Hamas militants dragged his body towards the border to use as a “dead hostage”, Mr Zuckerbrod said, but Israel Defence Forces (IDF) soldiers spotted them using a drone and shot the gunmen before retrieving their fallen comrade.
The 78-year-old, a retired GP who grew up in Manchester after the Second World War, said: “Every person who dies is a world in themself – if you save one life you save the whole world.
“Yosef’s loss to me is the loss of a whole world. He was the pride of the family, as is his older brother (Asher Guedalia) who went straight back into the army after our week of mourning.
“We are incredibly proud of him – he was a real hero,” he continued. “When the attack came, he was in Jerusalem with his family. He got straight into his car, drove to his base, and picked up his friends.

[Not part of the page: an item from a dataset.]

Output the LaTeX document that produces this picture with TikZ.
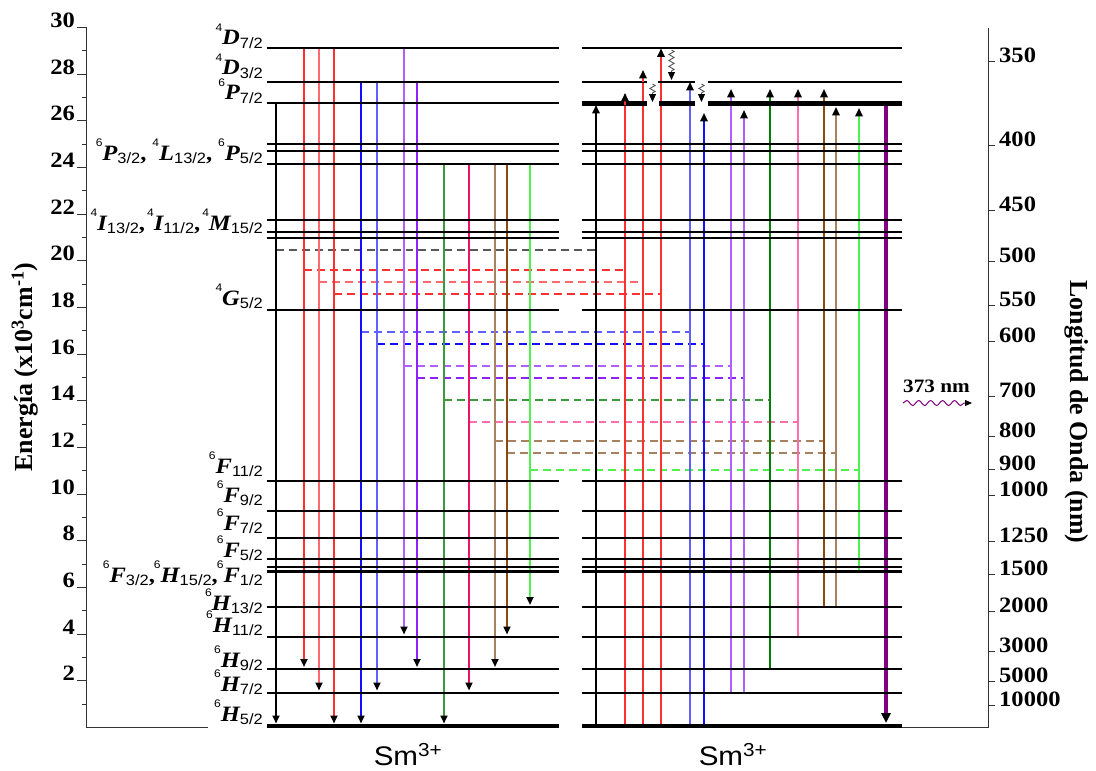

“His mission was to get to the (Kfar Aza) kibbutz. He went into the kibbutz four times, saving hostages and taking out hostages.”
Mr Zuckerbrod was born in Krakow just weeks after the Second World War ended in Europe.
His Polish-Jewish parents escaped a concentration camp with their two children in 1942 but the family were later separated.
He said his elder siblings were killed by Poles who had agreed to hide them but feared persecution by the Nazis, while his parents fled to Krakow after they were liberated by the Soviet army.
Mr Zuckerbrod said: “Hamas’s pogrom is part of one long, tragic story for the Jewish people.
“In the end, the fate of the Jews was the same wherever they went (but) I never thought it would happen in Israel, not in my wildest imagination.
“This time we’ve got nowhere to run.”